If South Africa can ride out the first half in the final where Morocco and their tempestuous support will throw everything at them, the pendulum will shift in South Africa’s favour. Ellis clearly trusts her substitutes to make the difference, and while they don’t have the same depth as Nigeria, they do have players like teenage sensation Nthabiseng Majiya who can come off the bench to change the game.

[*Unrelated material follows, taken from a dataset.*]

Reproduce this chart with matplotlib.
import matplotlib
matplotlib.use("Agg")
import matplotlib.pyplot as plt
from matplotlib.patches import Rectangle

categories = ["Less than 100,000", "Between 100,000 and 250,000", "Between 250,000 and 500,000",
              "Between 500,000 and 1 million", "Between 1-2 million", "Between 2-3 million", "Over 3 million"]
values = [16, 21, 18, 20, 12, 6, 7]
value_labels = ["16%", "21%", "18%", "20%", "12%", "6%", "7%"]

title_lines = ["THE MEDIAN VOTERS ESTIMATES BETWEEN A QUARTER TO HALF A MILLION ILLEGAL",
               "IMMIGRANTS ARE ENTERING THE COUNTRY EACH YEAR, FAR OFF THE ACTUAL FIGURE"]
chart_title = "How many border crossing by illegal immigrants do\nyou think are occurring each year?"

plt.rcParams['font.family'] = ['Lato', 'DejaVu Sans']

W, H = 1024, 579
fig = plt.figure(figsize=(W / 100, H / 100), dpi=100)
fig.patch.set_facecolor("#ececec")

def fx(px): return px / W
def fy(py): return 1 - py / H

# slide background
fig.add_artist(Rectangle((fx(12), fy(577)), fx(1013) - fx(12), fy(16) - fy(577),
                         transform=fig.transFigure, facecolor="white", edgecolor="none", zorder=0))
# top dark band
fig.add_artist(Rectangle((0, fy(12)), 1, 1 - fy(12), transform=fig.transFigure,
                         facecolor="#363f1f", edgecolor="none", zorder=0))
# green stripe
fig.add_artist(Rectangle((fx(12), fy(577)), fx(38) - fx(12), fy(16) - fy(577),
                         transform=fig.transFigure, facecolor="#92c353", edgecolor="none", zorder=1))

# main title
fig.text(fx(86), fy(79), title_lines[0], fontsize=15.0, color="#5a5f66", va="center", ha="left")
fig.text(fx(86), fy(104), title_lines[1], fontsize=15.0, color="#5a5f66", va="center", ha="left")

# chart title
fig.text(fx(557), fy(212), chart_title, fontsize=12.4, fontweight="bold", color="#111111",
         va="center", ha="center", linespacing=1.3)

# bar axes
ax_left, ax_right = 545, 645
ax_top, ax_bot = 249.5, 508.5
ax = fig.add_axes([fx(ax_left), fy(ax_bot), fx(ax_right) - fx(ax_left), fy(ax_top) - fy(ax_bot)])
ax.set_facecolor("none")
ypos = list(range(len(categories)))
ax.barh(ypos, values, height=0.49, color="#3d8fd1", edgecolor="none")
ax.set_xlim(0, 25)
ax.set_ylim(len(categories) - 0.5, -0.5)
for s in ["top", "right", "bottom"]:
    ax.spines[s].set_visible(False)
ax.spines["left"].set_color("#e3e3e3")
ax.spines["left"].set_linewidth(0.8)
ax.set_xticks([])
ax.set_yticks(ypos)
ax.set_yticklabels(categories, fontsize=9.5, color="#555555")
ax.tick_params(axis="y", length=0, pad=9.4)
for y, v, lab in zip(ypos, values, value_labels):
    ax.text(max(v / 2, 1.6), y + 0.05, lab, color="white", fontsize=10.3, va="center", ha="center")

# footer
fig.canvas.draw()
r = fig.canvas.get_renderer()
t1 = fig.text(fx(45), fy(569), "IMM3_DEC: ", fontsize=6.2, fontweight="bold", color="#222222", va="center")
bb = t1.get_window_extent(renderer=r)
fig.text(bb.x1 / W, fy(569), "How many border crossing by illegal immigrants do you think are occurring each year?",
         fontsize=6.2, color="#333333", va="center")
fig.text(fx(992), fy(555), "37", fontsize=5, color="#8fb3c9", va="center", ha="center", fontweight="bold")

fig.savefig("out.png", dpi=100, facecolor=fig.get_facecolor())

The tactical match on the side of the pitch will be as fascinating as that of the footballing battle on the pitch, but as is so common in finals, the result is often out of the coaches’ hands and instead settled by a moment of either brilliance or madness.

What they said

Morocco head coach Reynald Pedros:

“We have been working on this for more than a year. We arrive with some certainties and now we have to express it on the pitch. The enthusiasm of the public ensures we have to perform in every match with heart and desire.

“People can see that this team is ready to give everything for its country and its supporters. People have been coming to the stadium in huge numbers. If there was a stadium that seats 70 000 people, it would have been full.

“These are due to the efforts of the Moroccan Federation and the players, and now we must continue and not stop there. We’ll see what happens tomorrow, but it’s already a successful WAFCON.”

South Africa head coach Desiree Ellis:

“Everything we do is geared towards tomorrow, we know it’s going to be a difficult match – no matches in the knockout stages are easy, especially the final but we’re ready for every eventuality.

“I said from the beginning we selected a squad that’s versatile, that’s ready for the eventuality, we’ve had some challenges leading up to some of our games and the team was ready. So we thank coach Pitso and everyone else for the support they’ve given us.

“He’s been here, he’s done it all, he’s someone that we follow because he has led the way, he’s someone that we look up to and we chat often, so we appreciate that and we’ll do our level best tomorrow.”